Copy the lines below as they are; omit the images they contain.

— begin —

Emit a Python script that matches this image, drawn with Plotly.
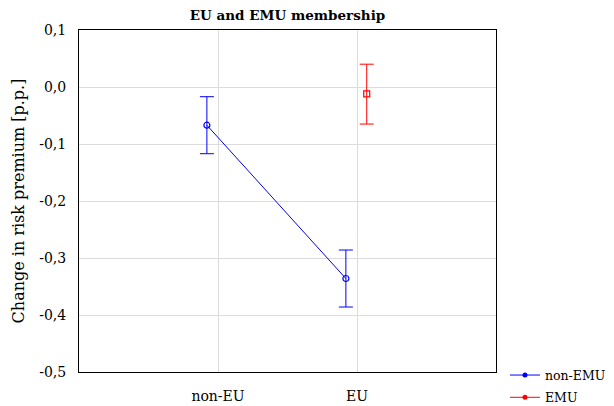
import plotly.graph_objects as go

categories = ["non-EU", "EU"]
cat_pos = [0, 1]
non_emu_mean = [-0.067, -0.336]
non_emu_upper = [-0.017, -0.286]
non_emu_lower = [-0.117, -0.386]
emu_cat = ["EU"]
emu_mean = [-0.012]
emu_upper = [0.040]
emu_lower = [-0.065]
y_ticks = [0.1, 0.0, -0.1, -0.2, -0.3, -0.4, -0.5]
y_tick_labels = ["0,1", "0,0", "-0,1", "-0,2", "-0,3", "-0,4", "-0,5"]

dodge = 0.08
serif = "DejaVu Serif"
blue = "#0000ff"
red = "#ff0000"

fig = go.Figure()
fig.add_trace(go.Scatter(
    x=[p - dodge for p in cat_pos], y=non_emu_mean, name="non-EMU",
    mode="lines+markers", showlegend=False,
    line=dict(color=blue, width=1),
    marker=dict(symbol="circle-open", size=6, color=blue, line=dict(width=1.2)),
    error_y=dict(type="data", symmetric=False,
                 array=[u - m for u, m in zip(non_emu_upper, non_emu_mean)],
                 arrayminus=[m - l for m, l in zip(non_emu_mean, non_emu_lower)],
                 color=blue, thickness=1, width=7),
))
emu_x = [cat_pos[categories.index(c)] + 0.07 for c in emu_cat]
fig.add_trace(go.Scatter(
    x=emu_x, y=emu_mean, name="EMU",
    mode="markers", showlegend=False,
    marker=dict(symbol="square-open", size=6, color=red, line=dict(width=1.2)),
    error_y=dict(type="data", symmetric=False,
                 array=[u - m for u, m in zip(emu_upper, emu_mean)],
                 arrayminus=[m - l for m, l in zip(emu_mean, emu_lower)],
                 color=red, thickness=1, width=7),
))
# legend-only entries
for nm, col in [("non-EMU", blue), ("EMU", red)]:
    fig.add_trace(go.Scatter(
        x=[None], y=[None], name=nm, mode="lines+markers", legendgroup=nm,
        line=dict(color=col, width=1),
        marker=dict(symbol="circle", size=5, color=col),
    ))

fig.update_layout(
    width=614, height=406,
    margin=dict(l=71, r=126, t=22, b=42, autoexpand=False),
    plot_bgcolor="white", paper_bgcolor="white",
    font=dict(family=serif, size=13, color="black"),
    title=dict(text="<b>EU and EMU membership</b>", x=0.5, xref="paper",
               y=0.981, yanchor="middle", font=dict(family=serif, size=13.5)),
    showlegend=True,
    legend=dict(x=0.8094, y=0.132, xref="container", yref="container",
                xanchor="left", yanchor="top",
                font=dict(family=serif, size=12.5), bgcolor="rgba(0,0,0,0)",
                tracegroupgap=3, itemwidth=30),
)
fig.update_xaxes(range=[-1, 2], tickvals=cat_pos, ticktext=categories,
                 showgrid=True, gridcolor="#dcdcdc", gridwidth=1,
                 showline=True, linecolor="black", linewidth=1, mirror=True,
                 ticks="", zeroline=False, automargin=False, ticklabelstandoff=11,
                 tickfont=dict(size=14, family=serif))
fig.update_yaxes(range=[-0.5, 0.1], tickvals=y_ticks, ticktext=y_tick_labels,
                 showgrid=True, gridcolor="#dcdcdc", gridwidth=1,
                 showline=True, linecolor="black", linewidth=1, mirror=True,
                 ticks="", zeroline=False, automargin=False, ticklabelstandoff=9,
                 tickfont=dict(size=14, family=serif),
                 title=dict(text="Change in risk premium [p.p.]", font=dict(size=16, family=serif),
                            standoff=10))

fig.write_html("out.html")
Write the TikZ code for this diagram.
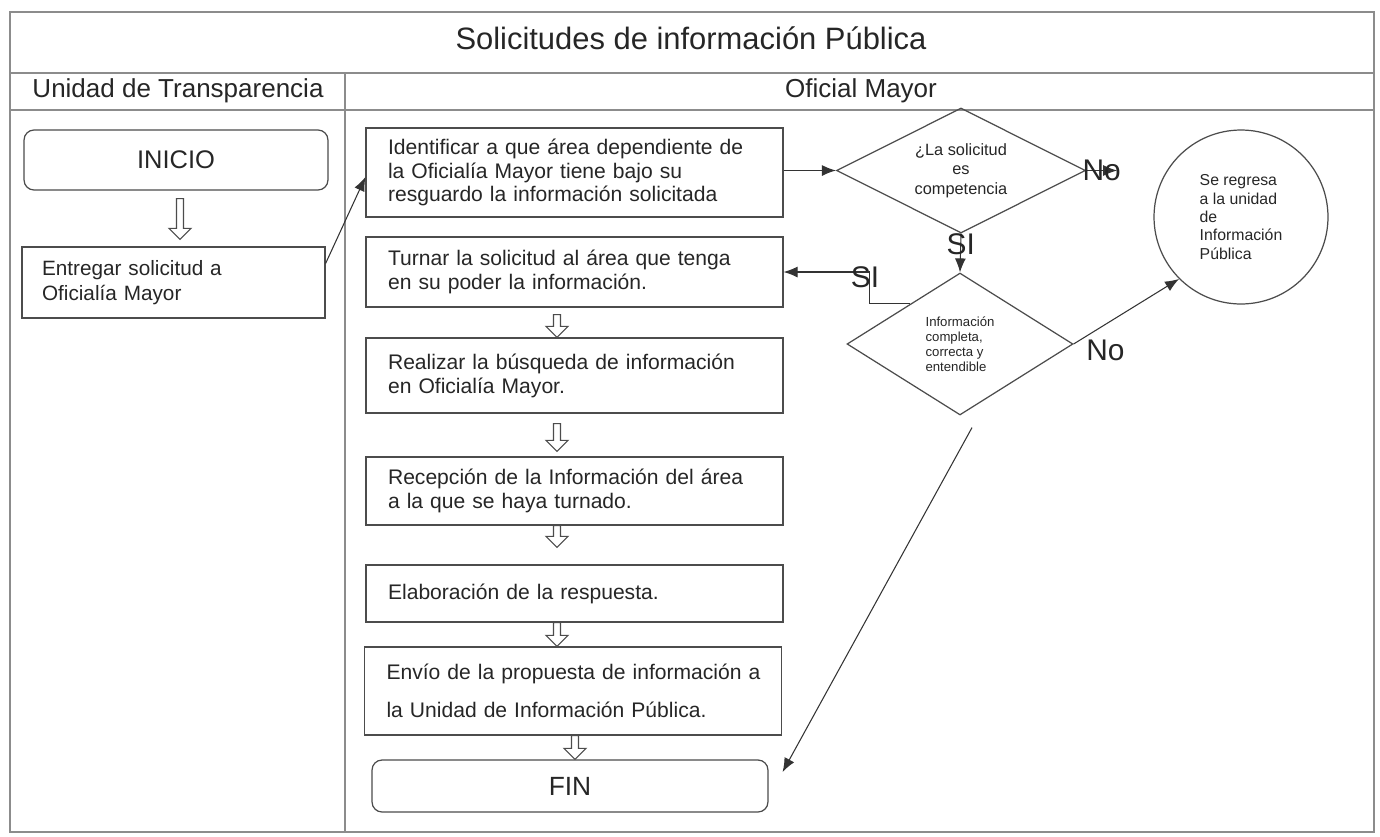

— end —

* _Answer to this problem_:
Emit a Python script that matches this image, drawn with Plotly.
import plotly.graph_objects as go

categories = ["non-EU", "EU"]
cat_pos = [0, 1]
non_emu_mean = [-0.067, -0.336]
non_emu_upper = [-0.017, -0.286]
non_emu_lower = [-0.117, -0.386]
emu_cat = ["EU"]
emu_mean = [-0.012]
emu_upper = [0.040]
emu_lower = [-0.065]
y_ticks = [0.1, 0.0, -0.1, -0.2, -0.3, -0.4, -0.5]
y_tick_labels = ["0,1", "0,0", "-0,1", "-0,2", "-0,3", "-0,4", "-0,5"]

dodge = 0.08
serif = "DejaVu Serif"
blue = "#0000ff"
red = "#ff0000"

fig = go.Figure()
fig.add_trace(go.Scatter(
    x=[p - dodge for p in cat_pos], y=non_emu_mean, name="non-EMU",
    mode="lines+markers", showlegend=False,
    line=dict(color=blue, width=1),
    marker=dict(symbol="circle-open", size=6, color=blue, line=dict(width=1.2)),
    error_y=dict(type="data", symmetric=False,
                 array=[u - m for u, m in zip(non_emu_upper, non_emu_mean)],
                 arrayminus=[m - l for m, l in zip(non_emu_mean, non_emu_lower)],
                 color=blue, thickness=1, width=7),
))
emu_x = [cat_pos[categories.index(c)] + 0.07 for c in emu_cat]
fig.add_trace(go.Scatter(
    x=emu_x, y=emu_mean, name="EMU",
    mode="markers", showlegend=False,
    marker=dict(symbol="square-open", size=6, color=red, line=dict(width=1.2)),
    error_y=dict(type="data", symmetric=False,
                 array=[u - m for u, m in zip(emu_upper, emu_mean)],
                 arrayminus=[m - l for m, l in zip(emu_mean, emu_lower)],
                 color=red, thickness=1, width=7),
))
# legend-only entries
for nm, col in [("non-EMU", blue), ("EMU", red)]:
    fig.add_trace(go.Scatter(
        x=[None], y=[None], name=nm, mode="lines+markers", legendgroup=nm,
        line=dict(color=col, width=1),
        marker=dict(symbol="circle", size=5, color=col),
    ))

fig.update_layout(
    width=614, height=406,
    margin=dict(l=71, r=126, t=22, b=42, autoexpand=False),
    plot_bgcolor="white", paper_bgcolor="white",
    font=dict(family=serif, size=13, color="black"),
    title=dict(text="<b>EU and EMU membership</b>", x=0.5, xref="paper",
               y=0.981, yanchor="middle", font=dict(family=serif, size=13.5)),
    showlegend=True,
    legend=dict(x=0.8094, y=0.132, xref="container", yref="container",
                xanchor="left", yanchor="top",
                font=dict(family=serif, size=12.5), bgcolor="rgba(0,0,0,0)",
                tracegroupgap=3, itemwidth=30),
)
fig.update_xaxes(range=[-1, 2], tickvals=cat_pos, ticktext=categories,
                 showgrid=True, gridcolor="#dcdcdc", gridwidth=1,
                 showline=True, linecolor="black", linewidth=1, mirror=True,
                 ticks="", zeroline=False, automargin=False, ticklabelstandoff=11,
                 tickfont=dict(size=14, family=serif))
fig.update_yaxes(range=[-0.5, 0.1], tickvals=y_ticks, ticktext=y_tick_labels,
                 showgrid=True, gridcolor="#dcdcdc", gridwidth=1,
                 showline=True, linecolor="black", linewidth=1, mirror=True,
                 ticks="", zeroline=False, automargin=False, ticklabelstandoff=9,
                 tickfont=dict(size=14, family=serif),
                 title=dict(text="Change in risk premium [p.p.]", font=dict(size=16, family=serif),
                            standoff=10))

fig.write_html("out.html")
Write the TikZ code for this diagram.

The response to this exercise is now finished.